##### Data #####

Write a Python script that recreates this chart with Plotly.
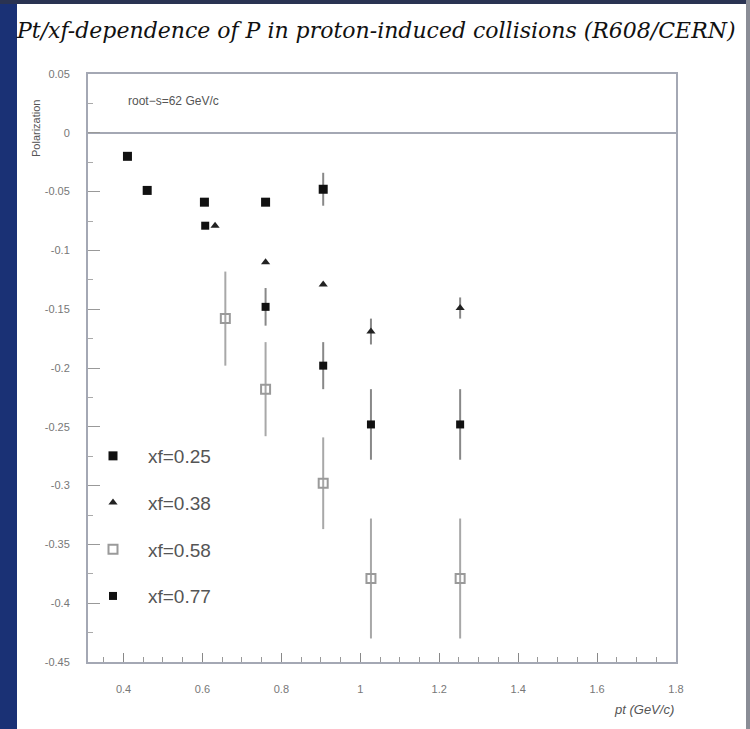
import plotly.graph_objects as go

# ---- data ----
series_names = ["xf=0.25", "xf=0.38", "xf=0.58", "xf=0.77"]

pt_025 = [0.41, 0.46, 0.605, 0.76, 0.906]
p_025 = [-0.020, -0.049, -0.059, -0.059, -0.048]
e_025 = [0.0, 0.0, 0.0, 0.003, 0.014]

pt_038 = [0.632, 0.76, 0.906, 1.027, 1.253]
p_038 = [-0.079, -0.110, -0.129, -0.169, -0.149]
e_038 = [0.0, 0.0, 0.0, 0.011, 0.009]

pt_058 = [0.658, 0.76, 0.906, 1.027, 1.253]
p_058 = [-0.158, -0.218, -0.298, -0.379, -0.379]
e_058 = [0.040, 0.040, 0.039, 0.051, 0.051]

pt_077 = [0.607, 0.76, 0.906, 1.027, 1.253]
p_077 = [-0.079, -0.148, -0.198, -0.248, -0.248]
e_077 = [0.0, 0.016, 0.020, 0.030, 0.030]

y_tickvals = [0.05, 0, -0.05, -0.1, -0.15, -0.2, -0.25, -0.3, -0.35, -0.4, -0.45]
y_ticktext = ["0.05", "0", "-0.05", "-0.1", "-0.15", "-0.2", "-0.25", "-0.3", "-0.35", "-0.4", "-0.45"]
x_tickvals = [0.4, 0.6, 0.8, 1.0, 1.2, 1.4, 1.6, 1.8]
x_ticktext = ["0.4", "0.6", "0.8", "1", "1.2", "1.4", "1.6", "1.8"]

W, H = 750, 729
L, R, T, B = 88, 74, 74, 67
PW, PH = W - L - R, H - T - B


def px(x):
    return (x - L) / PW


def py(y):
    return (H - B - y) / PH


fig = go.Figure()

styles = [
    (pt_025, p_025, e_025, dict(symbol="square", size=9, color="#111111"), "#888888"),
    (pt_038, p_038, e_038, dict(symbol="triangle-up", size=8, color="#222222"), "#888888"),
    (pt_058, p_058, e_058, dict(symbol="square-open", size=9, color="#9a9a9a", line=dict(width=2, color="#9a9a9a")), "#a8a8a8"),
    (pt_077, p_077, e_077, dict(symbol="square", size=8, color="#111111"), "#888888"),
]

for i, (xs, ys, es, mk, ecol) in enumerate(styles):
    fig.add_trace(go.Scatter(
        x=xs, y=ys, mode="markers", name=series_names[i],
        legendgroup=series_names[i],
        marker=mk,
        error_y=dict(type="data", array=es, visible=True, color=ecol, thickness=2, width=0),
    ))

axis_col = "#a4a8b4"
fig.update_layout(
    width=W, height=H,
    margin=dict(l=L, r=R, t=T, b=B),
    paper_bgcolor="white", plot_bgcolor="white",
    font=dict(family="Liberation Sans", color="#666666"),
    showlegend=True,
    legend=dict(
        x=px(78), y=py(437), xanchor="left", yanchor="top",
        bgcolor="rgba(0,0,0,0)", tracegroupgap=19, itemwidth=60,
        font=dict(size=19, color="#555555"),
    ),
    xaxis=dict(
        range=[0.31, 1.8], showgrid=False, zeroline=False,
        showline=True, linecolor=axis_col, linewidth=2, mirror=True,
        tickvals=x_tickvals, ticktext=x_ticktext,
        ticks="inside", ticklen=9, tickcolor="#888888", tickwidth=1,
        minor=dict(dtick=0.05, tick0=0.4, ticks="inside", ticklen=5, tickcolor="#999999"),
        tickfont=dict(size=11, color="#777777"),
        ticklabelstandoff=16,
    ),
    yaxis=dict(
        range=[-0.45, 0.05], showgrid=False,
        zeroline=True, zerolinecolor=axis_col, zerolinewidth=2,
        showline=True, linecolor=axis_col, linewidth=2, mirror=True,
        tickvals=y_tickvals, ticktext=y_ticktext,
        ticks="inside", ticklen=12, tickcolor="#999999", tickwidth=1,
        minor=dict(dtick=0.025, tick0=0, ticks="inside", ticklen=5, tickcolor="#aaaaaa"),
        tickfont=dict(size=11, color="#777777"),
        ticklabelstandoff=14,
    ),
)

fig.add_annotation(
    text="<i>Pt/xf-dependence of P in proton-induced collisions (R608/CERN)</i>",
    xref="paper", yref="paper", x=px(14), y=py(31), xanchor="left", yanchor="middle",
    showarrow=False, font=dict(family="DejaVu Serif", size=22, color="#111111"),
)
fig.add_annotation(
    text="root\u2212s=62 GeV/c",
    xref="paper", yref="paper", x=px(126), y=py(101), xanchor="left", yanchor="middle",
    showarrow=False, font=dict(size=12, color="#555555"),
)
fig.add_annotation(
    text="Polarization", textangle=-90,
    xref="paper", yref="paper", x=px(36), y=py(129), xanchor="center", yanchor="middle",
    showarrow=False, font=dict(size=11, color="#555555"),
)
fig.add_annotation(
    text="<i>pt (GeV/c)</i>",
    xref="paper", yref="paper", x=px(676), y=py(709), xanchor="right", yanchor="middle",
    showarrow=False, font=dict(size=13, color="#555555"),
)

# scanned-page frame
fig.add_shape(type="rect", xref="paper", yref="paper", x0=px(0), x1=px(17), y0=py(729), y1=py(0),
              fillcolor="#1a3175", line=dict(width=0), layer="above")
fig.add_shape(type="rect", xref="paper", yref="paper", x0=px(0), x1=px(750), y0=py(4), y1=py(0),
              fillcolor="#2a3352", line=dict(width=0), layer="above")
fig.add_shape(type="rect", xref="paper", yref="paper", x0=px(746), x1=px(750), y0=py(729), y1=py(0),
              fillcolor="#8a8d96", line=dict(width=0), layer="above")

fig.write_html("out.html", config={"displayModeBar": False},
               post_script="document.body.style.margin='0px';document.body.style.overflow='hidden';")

#####
##### Data #####

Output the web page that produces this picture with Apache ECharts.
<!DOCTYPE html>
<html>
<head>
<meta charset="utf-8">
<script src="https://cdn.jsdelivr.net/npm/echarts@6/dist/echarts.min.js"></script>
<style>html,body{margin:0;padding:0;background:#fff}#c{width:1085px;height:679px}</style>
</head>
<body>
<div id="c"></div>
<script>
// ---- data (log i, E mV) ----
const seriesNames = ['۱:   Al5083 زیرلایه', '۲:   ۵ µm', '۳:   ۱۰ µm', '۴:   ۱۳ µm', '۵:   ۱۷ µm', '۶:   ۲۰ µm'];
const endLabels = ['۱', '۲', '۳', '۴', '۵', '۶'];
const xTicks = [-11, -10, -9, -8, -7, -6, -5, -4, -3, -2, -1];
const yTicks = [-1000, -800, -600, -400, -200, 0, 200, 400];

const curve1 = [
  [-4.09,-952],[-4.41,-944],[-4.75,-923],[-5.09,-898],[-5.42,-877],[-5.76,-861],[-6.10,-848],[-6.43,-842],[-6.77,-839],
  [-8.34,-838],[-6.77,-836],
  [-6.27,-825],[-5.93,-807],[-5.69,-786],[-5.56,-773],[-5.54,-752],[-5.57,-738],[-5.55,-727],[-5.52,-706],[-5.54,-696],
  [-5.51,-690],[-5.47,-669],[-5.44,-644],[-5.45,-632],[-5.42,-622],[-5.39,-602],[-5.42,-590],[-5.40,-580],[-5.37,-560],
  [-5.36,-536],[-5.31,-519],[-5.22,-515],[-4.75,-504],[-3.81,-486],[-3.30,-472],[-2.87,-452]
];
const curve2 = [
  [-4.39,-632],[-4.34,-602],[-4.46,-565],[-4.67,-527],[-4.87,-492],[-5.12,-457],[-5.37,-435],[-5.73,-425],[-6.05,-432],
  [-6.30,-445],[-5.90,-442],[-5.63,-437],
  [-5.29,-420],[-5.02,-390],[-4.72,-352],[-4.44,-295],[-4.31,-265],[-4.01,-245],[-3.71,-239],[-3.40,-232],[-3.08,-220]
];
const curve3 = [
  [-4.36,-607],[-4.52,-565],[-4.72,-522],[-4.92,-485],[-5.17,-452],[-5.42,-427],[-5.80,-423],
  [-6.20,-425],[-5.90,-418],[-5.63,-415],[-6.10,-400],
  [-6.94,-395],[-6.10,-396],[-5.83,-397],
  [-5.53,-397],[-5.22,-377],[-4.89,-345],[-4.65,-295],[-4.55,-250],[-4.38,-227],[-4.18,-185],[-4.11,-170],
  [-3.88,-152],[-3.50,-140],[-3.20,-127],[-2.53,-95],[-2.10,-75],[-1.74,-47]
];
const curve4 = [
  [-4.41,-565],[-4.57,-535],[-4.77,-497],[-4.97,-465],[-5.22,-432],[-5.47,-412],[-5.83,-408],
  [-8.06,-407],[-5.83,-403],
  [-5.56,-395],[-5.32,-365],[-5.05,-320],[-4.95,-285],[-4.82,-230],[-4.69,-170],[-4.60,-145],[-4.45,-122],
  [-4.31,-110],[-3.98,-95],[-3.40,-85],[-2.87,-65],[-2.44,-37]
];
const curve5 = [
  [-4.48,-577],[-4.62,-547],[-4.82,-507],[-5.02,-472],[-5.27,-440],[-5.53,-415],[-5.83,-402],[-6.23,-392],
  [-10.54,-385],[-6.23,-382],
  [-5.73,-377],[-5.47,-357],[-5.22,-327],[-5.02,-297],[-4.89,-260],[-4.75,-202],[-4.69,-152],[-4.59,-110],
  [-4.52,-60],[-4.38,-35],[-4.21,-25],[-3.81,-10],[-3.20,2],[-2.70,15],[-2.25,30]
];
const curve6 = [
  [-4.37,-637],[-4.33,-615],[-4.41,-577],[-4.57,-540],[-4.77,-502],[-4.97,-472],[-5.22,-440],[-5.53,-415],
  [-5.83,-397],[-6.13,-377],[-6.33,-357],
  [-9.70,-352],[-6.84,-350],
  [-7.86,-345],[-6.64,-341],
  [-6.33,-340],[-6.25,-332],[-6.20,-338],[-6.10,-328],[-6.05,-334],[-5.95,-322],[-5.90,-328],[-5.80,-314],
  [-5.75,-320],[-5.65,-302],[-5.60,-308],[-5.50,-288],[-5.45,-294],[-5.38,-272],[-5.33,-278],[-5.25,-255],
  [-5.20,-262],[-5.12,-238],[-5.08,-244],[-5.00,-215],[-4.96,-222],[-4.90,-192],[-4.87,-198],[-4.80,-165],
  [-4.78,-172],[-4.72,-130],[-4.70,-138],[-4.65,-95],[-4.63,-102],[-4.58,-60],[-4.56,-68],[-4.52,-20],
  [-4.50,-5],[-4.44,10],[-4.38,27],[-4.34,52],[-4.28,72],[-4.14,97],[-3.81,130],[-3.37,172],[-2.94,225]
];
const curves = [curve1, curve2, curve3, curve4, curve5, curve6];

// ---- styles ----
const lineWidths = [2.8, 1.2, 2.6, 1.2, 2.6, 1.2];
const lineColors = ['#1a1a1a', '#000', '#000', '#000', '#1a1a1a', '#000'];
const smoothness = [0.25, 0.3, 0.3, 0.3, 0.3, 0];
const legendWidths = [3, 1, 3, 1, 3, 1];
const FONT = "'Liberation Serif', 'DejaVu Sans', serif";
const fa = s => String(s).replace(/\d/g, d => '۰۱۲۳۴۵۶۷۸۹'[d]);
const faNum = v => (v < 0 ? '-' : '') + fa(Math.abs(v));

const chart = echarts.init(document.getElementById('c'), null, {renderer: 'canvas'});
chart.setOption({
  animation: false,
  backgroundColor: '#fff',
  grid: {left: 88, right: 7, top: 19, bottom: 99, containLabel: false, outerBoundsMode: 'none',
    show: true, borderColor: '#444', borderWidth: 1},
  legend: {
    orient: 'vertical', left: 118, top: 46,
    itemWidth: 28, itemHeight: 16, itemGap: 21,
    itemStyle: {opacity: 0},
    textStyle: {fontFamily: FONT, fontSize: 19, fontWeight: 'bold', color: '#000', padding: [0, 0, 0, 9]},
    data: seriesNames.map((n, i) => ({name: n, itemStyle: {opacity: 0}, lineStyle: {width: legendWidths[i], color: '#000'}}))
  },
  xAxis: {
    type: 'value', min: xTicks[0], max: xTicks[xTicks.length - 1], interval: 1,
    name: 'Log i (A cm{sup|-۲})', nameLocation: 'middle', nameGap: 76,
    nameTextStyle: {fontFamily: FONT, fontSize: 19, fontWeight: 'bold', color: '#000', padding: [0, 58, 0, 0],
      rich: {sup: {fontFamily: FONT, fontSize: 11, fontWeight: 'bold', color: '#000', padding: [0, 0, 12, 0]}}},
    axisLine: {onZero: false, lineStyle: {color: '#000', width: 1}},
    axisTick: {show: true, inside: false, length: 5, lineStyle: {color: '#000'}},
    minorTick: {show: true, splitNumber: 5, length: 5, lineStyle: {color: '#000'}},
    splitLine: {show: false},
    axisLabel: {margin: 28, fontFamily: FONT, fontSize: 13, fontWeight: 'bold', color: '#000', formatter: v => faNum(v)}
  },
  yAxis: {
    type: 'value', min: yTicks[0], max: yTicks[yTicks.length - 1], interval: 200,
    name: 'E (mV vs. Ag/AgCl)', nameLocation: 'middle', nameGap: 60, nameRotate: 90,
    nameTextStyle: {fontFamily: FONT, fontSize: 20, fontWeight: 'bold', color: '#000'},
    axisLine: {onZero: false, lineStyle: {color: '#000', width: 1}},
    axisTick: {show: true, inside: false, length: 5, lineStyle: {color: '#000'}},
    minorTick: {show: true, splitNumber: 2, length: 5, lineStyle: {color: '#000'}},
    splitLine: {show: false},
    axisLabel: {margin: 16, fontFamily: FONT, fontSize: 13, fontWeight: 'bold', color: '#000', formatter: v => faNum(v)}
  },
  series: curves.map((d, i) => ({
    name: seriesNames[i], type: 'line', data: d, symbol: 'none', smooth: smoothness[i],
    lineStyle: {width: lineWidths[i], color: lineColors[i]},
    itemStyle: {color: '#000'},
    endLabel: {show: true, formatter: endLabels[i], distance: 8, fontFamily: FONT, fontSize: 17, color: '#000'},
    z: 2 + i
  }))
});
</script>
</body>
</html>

#####
##### Data #####

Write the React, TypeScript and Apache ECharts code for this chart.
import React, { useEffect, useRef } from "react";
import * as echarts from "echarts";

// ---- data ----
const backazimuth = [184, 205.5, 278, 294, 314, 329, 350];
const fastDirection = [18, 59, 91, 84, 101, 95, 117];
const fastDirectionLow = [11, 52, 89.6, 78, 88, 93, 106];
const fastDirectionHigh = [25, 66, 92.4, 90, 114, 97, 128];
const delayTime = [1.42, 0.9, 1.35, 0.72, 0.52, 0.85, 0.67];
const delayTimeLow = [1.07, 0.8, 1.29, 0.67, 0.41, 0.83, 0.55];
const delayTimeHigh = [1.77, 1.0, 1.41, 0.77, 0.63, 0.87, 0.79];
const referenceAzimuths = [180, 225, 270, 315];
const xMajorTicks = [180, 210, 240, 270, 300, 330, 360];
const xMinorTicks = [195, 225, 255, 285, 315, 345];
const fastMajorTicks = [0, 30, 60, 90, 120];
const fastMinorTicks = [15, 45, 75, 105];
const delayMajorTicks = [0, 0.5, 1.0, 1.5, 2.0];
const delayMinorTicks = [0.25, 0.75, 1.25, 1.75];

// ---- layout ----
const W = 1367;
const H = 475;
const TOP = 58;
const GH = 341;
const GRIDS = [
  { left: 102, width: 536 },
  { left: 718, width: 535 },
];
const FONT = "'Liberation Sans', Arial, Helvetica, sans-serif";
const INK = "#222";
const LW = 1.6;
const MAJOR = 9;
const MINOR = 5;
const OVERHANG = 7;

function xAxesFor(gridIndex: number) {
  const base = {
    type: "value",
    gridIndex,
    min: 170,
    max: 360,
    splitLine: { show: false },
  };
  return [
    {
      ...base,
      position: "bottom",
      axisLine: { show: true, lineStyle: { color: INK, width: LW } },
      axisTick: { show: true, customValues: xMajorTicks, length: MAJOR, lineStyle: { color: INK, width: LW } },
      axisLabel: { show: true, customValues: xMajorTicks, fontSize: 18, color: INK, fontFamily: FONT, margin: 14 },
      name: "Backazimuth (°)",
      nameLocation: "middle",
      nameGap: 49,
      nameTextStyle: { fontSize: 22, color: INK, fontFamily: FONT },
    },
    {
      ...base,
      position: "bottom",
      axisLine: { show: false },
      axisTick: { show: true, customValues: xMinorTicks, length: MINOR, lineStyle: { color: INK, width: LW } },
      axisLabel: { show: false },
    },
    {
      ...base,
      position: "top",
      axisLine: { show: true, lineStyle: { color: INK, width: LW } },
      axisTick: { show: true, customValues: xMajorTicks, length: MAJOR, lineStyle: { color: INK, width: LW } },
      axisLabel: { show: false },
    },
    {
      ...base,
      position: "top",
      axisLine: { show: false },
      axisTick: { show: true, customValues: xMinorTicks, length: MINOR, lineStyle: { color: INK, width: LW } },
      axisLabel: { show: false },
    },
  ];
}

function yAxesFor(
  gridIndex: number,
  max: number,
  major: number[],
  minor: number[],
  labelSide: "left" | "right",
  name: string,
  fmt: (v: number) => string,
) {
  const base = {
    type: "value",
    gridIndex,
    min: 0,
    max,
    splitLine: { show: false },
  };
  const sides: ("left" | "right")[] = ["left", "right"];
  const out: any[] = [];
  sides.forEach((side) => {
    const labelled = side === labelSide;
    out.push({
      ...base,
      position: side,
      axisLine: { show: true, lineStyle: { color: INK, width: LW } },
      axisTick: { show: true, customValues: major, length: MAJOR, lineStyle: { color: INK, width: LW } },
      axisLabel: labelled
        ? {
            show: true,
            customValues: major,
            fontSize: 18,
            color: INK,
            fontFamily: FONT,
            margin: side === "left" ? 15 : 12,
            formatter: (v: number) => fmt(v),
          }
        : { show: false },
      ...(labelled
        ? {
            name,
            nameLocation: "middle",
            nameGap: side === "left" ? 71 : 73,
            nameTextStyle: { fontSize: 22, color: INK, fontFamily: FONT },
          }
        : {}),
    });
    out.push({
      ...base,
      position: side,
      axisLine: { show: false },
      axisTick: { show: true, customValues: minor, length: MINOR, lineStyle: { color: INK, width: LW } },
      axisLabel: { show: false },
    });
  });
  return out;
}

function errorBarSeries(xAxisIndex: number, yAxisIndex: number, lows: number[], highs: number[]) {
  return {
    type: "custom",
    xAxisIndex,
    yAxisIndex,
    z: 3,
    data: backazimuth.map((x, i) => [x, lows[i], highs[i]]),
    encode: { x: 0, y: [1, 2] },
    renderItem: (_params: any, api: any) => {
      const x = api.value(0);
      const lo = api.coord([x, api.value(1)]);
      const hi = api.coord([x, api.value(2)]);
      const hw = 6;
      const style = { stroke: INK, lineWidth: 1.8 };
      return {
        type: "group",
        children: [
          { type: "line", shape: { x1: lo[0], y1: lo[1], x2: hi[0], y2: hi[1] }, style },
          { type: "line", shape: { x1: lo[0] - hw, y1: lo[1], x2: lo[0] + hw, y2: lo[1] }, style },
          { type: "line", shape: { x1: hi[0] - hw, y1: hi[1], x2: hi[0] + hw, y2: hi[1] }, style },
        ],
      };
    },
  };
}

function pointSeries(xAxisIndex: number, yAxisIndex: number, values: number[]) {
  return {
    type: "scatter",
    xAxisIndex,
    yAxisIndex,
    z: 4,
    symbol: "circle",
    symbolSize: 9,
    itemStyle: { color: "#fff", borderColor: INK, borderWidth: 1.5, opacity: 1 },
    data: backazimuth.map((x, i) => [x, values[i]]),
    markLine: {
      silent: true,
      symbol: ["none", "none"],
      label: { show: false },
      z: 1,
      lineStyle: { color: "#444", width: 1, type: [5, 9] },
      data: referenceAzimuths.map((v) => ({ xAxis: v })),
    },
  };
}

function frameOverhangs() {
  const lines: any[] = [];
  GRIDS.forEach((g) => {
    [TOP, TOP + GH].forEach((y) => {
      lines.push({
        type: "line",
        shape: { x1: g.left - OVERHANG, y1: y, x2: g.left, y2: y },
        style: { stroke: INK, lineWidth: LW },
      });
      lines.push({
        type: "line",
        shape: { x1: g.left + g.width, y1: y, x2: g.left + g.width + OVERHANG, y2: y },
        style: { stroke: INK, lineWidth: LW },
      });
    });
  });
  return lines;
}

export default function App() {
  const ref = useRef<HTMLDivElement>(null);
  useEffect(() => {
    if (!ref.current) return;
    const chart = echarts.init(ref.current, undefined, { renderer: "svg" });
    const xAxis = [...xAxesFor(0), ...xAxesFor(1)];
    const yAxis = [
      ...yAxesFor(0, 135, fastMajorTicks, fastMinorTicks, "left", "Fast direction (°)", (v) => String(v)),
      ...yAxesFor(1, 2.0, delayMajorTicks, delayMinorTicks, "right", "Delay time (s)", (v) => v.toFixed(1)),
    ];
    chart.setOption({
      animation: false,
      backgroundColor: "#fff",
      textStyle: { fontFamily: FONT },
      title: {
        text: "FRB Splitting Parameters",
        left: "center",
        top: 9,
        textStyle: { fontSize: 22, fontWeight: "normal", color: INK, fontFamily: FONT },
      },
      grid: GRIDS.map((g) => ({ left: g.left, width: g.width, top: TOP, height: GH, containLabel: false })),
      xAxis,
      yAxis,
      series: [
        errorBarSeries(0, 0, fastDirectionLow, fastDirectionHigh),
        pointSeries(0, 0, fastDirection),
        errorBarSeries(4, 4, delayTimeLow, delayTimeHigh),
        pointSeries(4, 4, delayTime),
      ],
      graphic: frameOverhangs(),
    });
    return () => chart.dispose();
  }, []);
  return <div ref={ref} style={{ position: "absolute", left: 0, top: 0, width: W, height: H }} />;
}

#####

▶ Your task: Quote only the lines running from the line with "Write a Python" to the line with "e_025 = [0.0, 0.0, 0.0, 0.003, 0.014]", ends included, exactly as they appear and without the pictures.

▶ Task result:
Write a Python script that recreates this chart with Plotly.
import plotly.graph_objects as go

# ---- data ----
series_names = ["xf=0.25", "xf=0.38", "xf=0.58", "xf=0.77"]

pt_025 = [0.41, 0.46, 0.605, 0.76, 0.906]
p_025 = [-0.020, -0.049, -0.059, -0.059, -0.048]
e_025 = [0.0, 0.0, 0.0, 0.003, 0.014]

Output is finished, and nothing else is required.